_Problem details_.
Include the line containing "(240,851.6) (245.4,760) (259.2,680)" and all lines before it, repeated exactly from the listing below, without pictures.
>> START
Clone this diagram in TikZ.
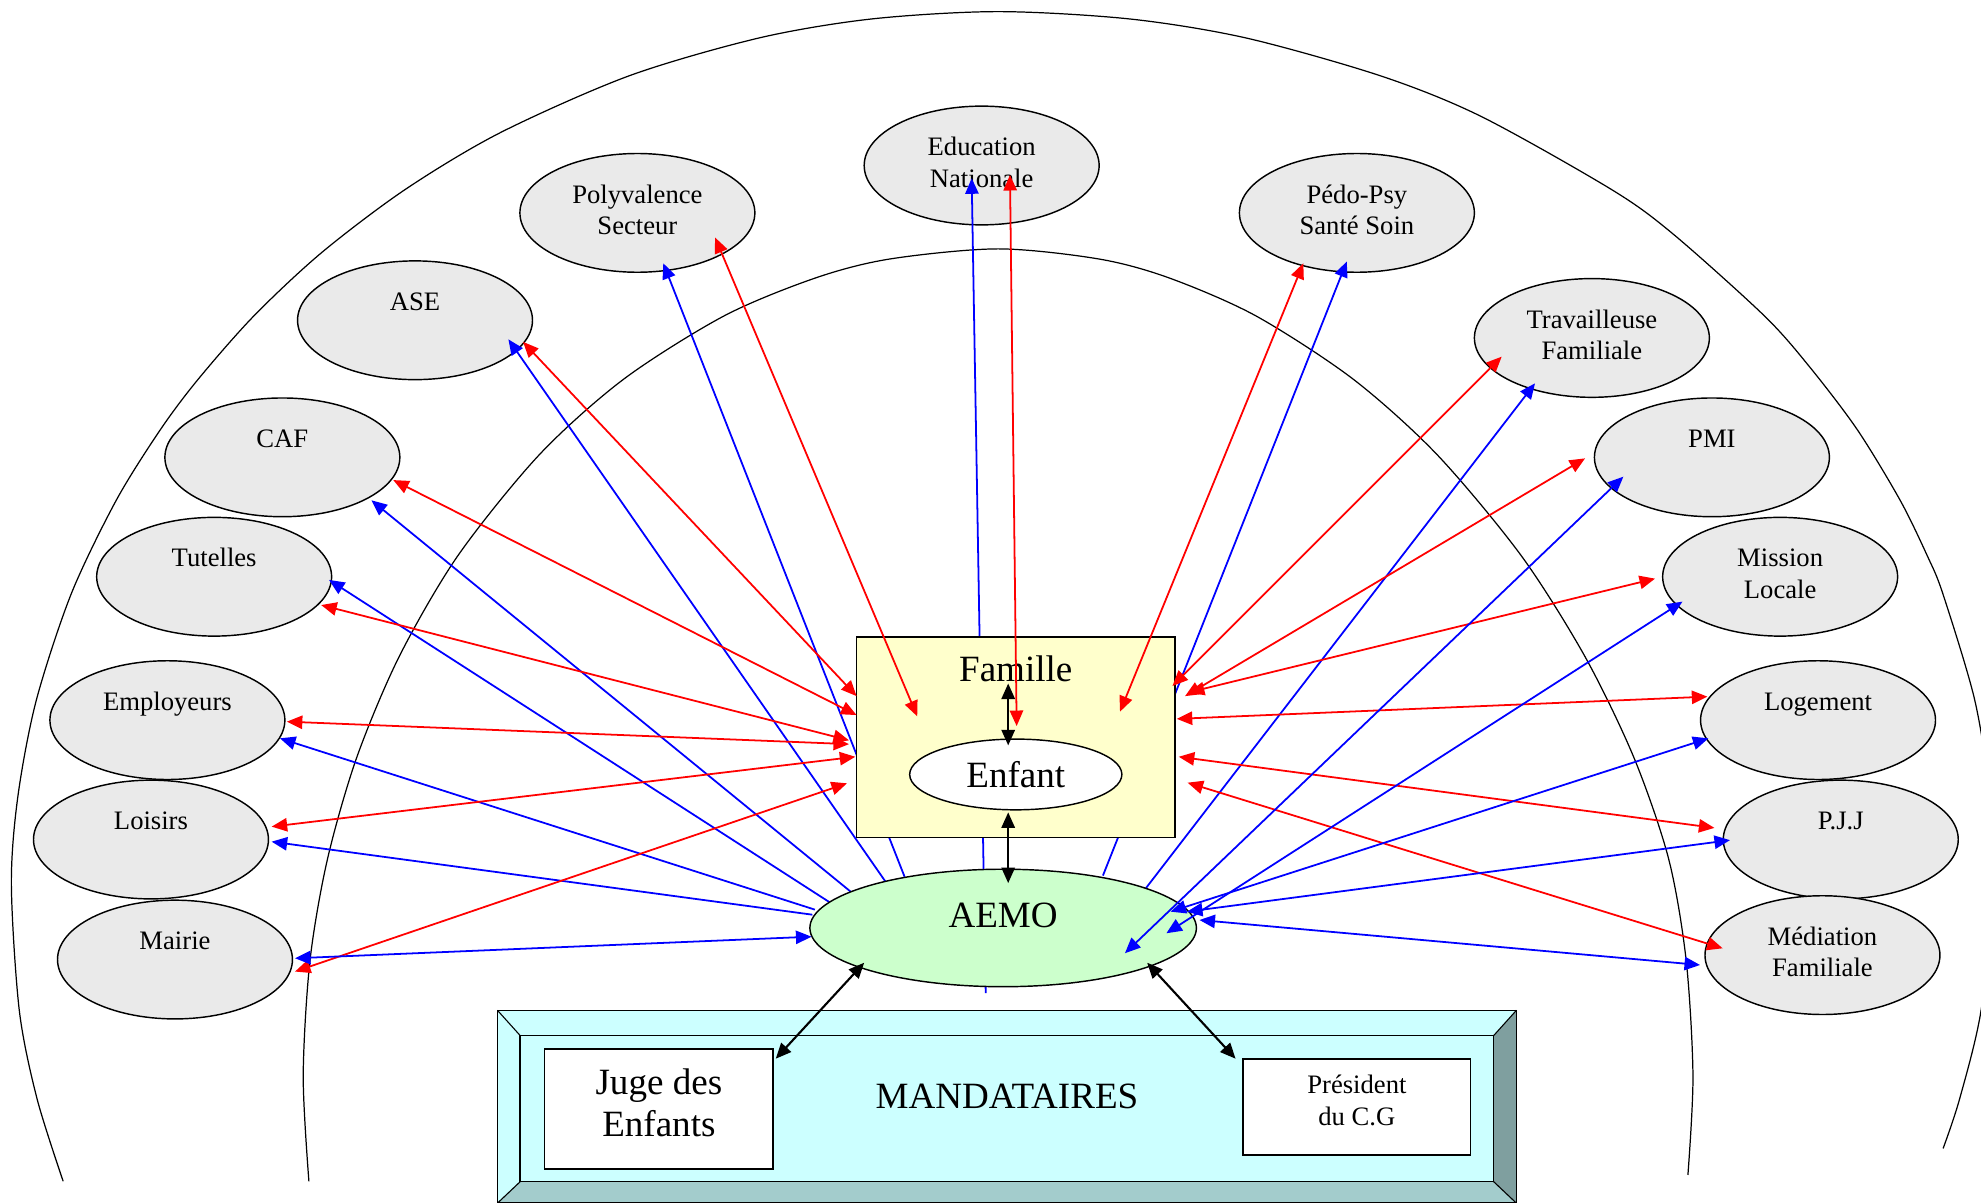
\documentclass[tikz,border=0pt]{standalone}
\usepackage{fontspec}
\setmainfont{Liberation Serif}
\usetikzlibrary{arrows.meta,shapes.geometric}
\pgfdeclarelayer{bg}
\pgfdeclarelayer{mid}
\pgfsetlayers{bg,mid,main}
\definecolor{ellgray}{HTML}{EAEAEA}
\definecolor{famyel}{HTML}{FFFFCC}
\definecolor{aemogreen}{HTML}{CCFFCC}
\definecolor{mandcyan}{HTML}{CCFFFF}
\definecolor{bevdark}{HTML}{7F9F9F}
\definecolor{bevmid}{HTML}{A3CCCC}
\begin{document}
\begin{tikzpicture}[x=0.02cm,y=-0.02cm,
  >={Triangle[length=7pt,width=6pt]},
  partner/.style={ellipse,draw,line width=0.65pt,fill=ellgray,minimum width=3.72cm,minimum height=1.88cm,inner sep=0pt},
  smalltxt/.style={font=\fontsize{12}{14.2}\selectfont,align=center,inner sep=0pt},
  bigtxt/.style={font=\fontsize{16.7}{18.8}\selectfont,align=center,inner sep=0pt},
  redlink/.style={red,line width=0.8pt},
  bluelink/.style={blue,line width=0.8pt},
  blacklink/.style={black,line width=0.95pt,<->},
  arcline/.style={line width=0.55pt},
  whitebox/.style={draw,line width=0.8pt,fill=white,inner sep=0pt}]

\useasboundingbox (0,0) rectangle (1568,952);

\begin{pgfonlayer}{bg}
% outer and inner arcs
\draw[arcline] plot[smooth] coordinates {(50,935) (29.4,870) (15.3,800) (9,700) (14.2,630) (28.8,554) (56.4,470) (92,396) (127,340) (157,300) (201,250) (254.5,200) (320.7,150) (396,105) (498,60) (601,30) (690,15) (790,9.2) (894,15) (986,30) (1092.6,60) (1172,92) (1275.5,150) (1324,185) (1396.5,250) (1432,290) (1470,340) (1504,396) (1525.5,440) (1537.8,470) (1563,554) (1575,630) (1578,700) (1568,800) (1551,870) (1538,909)};
\draw[arcline] plot[smooth] coordinates {(244.5,935) (240,851.6) (245.4,760) (259.2,680) (282.2,600) (315.8,520) (362.3,440) (426.8,360) (493.8,300) (573.2,250) (645.5,220) (704.3,205) (790,197) (869.8,205) (925.4,220) (994,250) (1070.9,300) (1137.6,360) (1204.2,440) (1254.7,520) (1293.4,600) (1320.8,680) (1334.6,760) (1340,851.6) (1336,930)};

% partner ellipses
\node[partner] (edu) at (777,131) {};
\node[smalltxt] (edu-t) at ([yshift=0.05cm]edu.center) {Education\\Nationale};
\node[partner] (poly) at (504.5,168.5) {};
\node[smalltxt] (poly-t) at ([yshift=0.05cm]poly.center) {Polyvalence\\Secteur};
\node[partner] (ase) at (328.5,253.5) {};
\node[smalltxt,anchor=base] (ase-t) at ([yshift=0.16cm]ase.center) {ASE};
\node[partner] (caf) at (223.5,362) {};
\node[smalltxt,anchor=base] (caf-t) at ([yshift=0.16cm]caf.center) {CAF};
\node[partner] (tut) at (169.5,456.5) {};
\node[smalltxt,anchor=base] (tut-t) at ([yshift=0.16cm]tut.center) {Tutelles};
\node[partner] (emp) at (132.5,570) {};
\node[smalltxt,anchor=base] (emp-t) at ([yshift=0.16cm]emp.center) {Employeurs};
\node[partner] (loi) at (119.5,664.5) {};
\node[smalltxt,anchor=base] (loi-t) at ([yshift=0.16cm]loi.center) {Loisirs};
\node[partner] (mai) at (138.5,759.5) {};
\node[smalltxt,anchor=base] (mai-t) at ([yshift=0.16cm]mai.center) {Mairie};
\node[partner] (pedo) at (1074,168.5) {};
\node[smalltxt] (pedo-t) at ([yshift=0.05cm]pedo.center) {Pédo-Psy\\Santé Soin};
\node[partner] (trav) at (1260,267.5) {};
\node[smalltxt] (trav-t) at ([yshift=0.05cm]trav.center) {Travailleuse\\Familiale};
\node[partner] (pmi) at (1355,362) {};
\node[smalltxt,anchor=base] (pmi-t) at ([yshift=0.16cm]pmi.center) {PMI};
\node[partner] (mis) at (1409,456.5) {};
\node[smalltxt] (mis-t) at ([yshift=0.05cm]mis.center) {Mission\\Locale};
\node[partner] (loge) at (1439,570) {};
\node[smalltxt,anchor=base] (loge-t) at ([yshift=0.16cm]loge.center) {Logement};
\node[partner] (pjj) at (1457,664.5) {};
\node[smalltxt,anchor=base] (pjj-t) at ([yshift=0.16cm]pjj.center) {P.J.J};
\node[partner] (med) at (1442.5,756) {};
\node[smalltxt] (med-t) at ([yshift=0.05cm]med.center) {Médiation\\Familiale};
\end{pgfonlayer}

% central shapes
\node[draw,line width=0.75pt,fill=famyel,minimum width=5.04cm,minimum height=3.18cm,inner sep=0pt] (fam) at (804,583.5) {};
\node[bigtxt,anchor=base] (fam-t) at ([yshift=-0.726cm]fam.north) {Famille};
\node[ellipse,draw,line width=0.65pt,fill=white,minimum width=3.36cm,minimum height=1.12cm,bigtxt] (enf) at (804,613) {Enfant};
\node[ellipse,draw,line width=0.65pt,fill=aemogreen,minimum width=6.12cm,minimum height=1.86cm,inner sep=0pt] (aemo) at (794,734.5) {};
\node[bigtxt,anchor=base] (aemo-t) at (aemo.center) {AEMO};

% mandataires bevel box
\node[minimum width=16.12cm,minimum height=3.04cm,inner sep=0pt] (mand) at (797,876) {};
\node[minimum width=15.4cm,minimum height=2.3cm,inner sep=0pt] (mandin) at (797,877.5) {};
\fill[mandcyan] (mand.north west) -- (mand.north east) -- (mandin.north east) -- (mandin.north west) -- cycle;
\fill[mandcyan] (mand.north west) -- (mandin.north west) -- (mandin.south west) -- (mand.south west) -- cycle;
\fill[bevdark] (mand.north east) -- (mand.south east) -- (mandin.south east) -- (mandin.north east) -- cycle;
\fill[bevmid] (mand.south west) -- (mandin.south west) -- (mandin.south east) -- (mand.south east) -- cycle;
\draw[line width=0.65pt] (mand.north west) rectangle (mand.south east);
\draw[line width=0.65pt,fill=mandcyan] (mandin.north west) rectangle (mandin.south east);
\draw[line width=0.5pt] (mand.north west) -- (mandin.north west) (mand.north east) -- (mandin.north east)
  (mand.south west) -- (mandin.south west) (mand.south east) -- (mandin.south east);
\node[bigtxt,anchor=base] (mand-t) at (mandin.center) {MANDATAIRES};
\node[whitebox,minimum width=3.62cm,minimum height=1.9cm] (juge) at (521.5,877.5) {};
\node[bigtxt] (juge-t) at ([yshift=0.09cm]juge.center) {Juge des\\Enfants};
\node[whitebox,minimum width=3.6cm,minimum height=1.52cm] (pres) at (1074,876) {};
\node[smalltxt] (pres-t) at ([yshift=0.1cm]pres.center) {Président\\du C.G};

% blue links passing under the central shapes
\begin{pgfonlayer}{mid}
\draw[bluelink,<-] ([shift={(20.5,39.9)}]poly.center) -- ([shift={(-78,-40.5)}]aemo.center);
\draw[bluelink,<-] ([shift={(73.9,15.1)}]ase.center) -- ([shift={(-93,-36.5)}]aemo.center);
\draw[bluelink,<-] ([shift={(70.5,34)}]caf.center) -- ([shift={(-120.4,-28.5)}]aemo.center);
\draw[bluelink,<-] ([shift={(90.9,2.5)}]tut.center) -- ([shift={(-137.6,-20.5)}]aemo.center);
\draw[bluelink,<-] ([shift={(89.1,14.4)}]emp.center) -- ([shift={(-149,-14.5)}]aemo.center);
\draw[bluelink,<-] ([shift={(95.5,1.7)}]loi.center) -- ([shift={(-151,-10.5)}]aemo.center);
\draw[bluelink,<-] ([shift={(-7.9,10.1)}]edu.center) -- ([shift={(-13.8,51.5)}]aemo.center);
\draw[bluelink,<-] ([shift={(-8,38.5)}]pedo.center) -- ([shift={(79,-41.5)}]aemo.center);
\draw[bluelink,<-] ([shift={(-45,35.9)}]trav.center) -- ([shift={(113,-31.5)}]aemo.center);
\end{pgfonlayer}

% black links
\draw[blacklink] ([shift={(-6,-42.5)}]fam.center) -- ([shift={(-6,-23)}]enf.center);
\draw[blacklink] ([shift={(-6,30)}]enf.center) -- ([shift={(4,-35.5)}]aemo.center);
\draw[blacklink] ([shift={(-110,27.5)}]aemo.center) -- ([shift={(92.5,-39.5)}]juge.center);
\draw[blacklink] ([shift={(114,27.5)}]aemo.center) -- ([shift={(-96,-38)}]pres.center);

% red links (partner <-> Famille)
\draw[redlink,<->] ([shift={(85.5,17.1)}]ase.center) -- ([shift={(-126,-32.5)}]fam.center);
\draw[redlink,<->] ([shift={(87.8,18)}]caf.center) -- ([shift={(-126,-17.5)}]fam.center);
\draw[redlink,<->] ([shift={(84.7,22.4)}]tut.center) -- ([shift={(-132,2.5)}]fam.center);
\draw[redlink,<->] ([shift={(94.5,1.2)}]emp.center) -- ([shift={(-132,5.5)}]fam.center);
\draw[redlink,<->] ([shift={(95.5,-10.2)}]loi.center) -- ([shift={(-127,15.5)}]fam.center);
\draw[redlink,<->] ([shift={(95,9.5)}]mai.center) -- ([shift={(-133.6,36.5)}]fam.center);
\draw[redlink,<->] ([shift={(61.5,19.5)}]poly.center) -- ([shift={(-78,-16.5)}]fam.center);
\draw[redlink,<->] ([shift={(22.4,7.5)}]edu.center) -- ([shift={(0.7,-8.8)}]fam.center);
\draw[redlink,<->] ([shift={(-42.4,39.9)}]pedo.center) -- ([shift={(82.5,-20.2)}]fam.center);
\draw[redlink,<->] ([shift={(-71.4,14.8)}]trav.center) -- ([shift={(124,-40.5)}]fam.center);
\draw[redlink,<->] ([shift={(-100.4,0.8)}]pmi.center) -- ([shift={(134,-32.5)}]fam.center);
\draw[redlink,<->] ([shift={(-99,1.5)}]mis.center) -- ([shift={(137,-35.5)}]fam.center);
\draw[redlink,<->] ([shift={(-87.6,-18.6)}]loge.center) -- ([shift={(127.4,-14.5)}]fam.center);
\draw[redlink,<->] ([shift={(-100,-9.2)}]pjj.center) -- ([shift={(129,15.5)}]fam.center);
\draw[redlink,<->] ([shift={(-79,-5.4)}]med.center) -- ([shift={(136,36)}]fam.center);

% blue links with heads on AEMO
\draw[bluelink,<->] ([shift={(95,-1)}]mai.center) -- ([shift={(-151.7,6.9)}]aemo.center);
\draw[bluelink,<->] ([shift={(-70.1,15.3)}]pmi.center) -- ([shift={(96.4,20)}]aemo.center);
\draw[bluelink,<->] ([shift={(-77.3,19.7)}]mis.center) -- ([shift={(129.2,4.2)}]aemo.center);
\draw[bluelink,<->] ([shift={(-86.8,14.4)}]loge.center) -- ([shift={(132.5,-12.9)}]aemo.center);
\draw[bluelink,<->] ([shift={(-87.7,0.5)}]pjj.center) -- ([shift={(145.5,-12.9)}]aemo.center);
\draw[bluelink,<->] ([shift={(-96.9,7.8)}]med.center) -- ([shift={(155.4,-6.3)}]aemo.center);
\end{tikzpicture}
\end{document}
>> END
_Result_.
Clone this diagram in TikZ.
\documentclass[tikz,border=0pt]{standalone}
\usepackage{fontspec}
\setmainfont{Liberation Serif}
\usetikzlibrary{arrows.meta,shapes.geometric}
\pgfdeclarelayer{bg}
\pgfdeclarelayer{mid}
\pgfsetlayers{bg,mid,main}
\definecolor{ellgray}{HTML}{EAEAEA}
\definecolor{famyel}{HTML}{FFFFCC}
\definecolor{aemogreen}{HTML}{CCFFCC}
\definecolor{mandcyan}{HTML}{CCFFFF}
\definecolor{bevdark}{HTML}{7F9F9F}
\definecolor{bevmid}{HTML}{A3CCCC}
\begin{document}
\begin{tikzpicture}[x=0.02cm,y=-0.02cm,
  >={Triangle[length=7pt,width=6pt]},
  partner/.style={ellipse,draw,line width=0.65pt,fill=ellgray,minimum width=3.72cm,minimum height=1.88cm,inner sep=0pt},
  smalltxt/.style={font=\fontsize{12}{14.2}\selectfont,align=center,inner sep=0pt},
  bigtxt/.style={font=\fontsize{16.7}{18.8}\selectfont,align=center,inner sep=0pt},
  redlink/.style={red,line width=0.8pt},
  bluelink/.style={blue,line width=0.8pt},
  blacklink/.style={black,line width=0.95pt,<->},
  arcline/.style={line width=0.55pt},
  whitebox/.style={draw,line width=0.8pt,fill=white,inner sep=0pt}]

\useasboundingbox (0,0) rectangle (1568,952);

\begin{pgfonlayer}{bg}
% outer and inner arcs
\draw[arcline] plot[smooth] coordinates {(50,935) (29.4,870) (15.3,800) (9,700) (14.2,630) (28.8,554) (56.4,470) (92,396) (127,340) (157,300) (201,250) (254.5,200) (320.7,150) (396,105) (498,60) (601,30) (690,15) (790,9.2) (894,15) (986,30) (1092.6,60) (1172,92) (1275.5,150) (1324,185) (1396.5,250) (1432,290) (1470,340) (1504,396) (1525.5,440) (1537.8,470) (1563,554) (1575,630) (1578,700) (1568,800) (1551,870) (1538,909)};
\draw[arcline] plot[smooth] coordinates {(244.5,935) (240,851.6) (245.4,760) (259.2,680) (282.2,600) (315.8,520) (362.3,440) (426.8,360) (493.8,300) (573.2,250) (645.5,220) (704.3,205) (790,197) (869.8,205) (925.4,220) (994,250) (1070.9,300) (1137.6,360) (1204.2,440) (1254.7,520) (1293.4,600) (1320.8,680) (1334.6,760) (1340,851.6) (1336,930)};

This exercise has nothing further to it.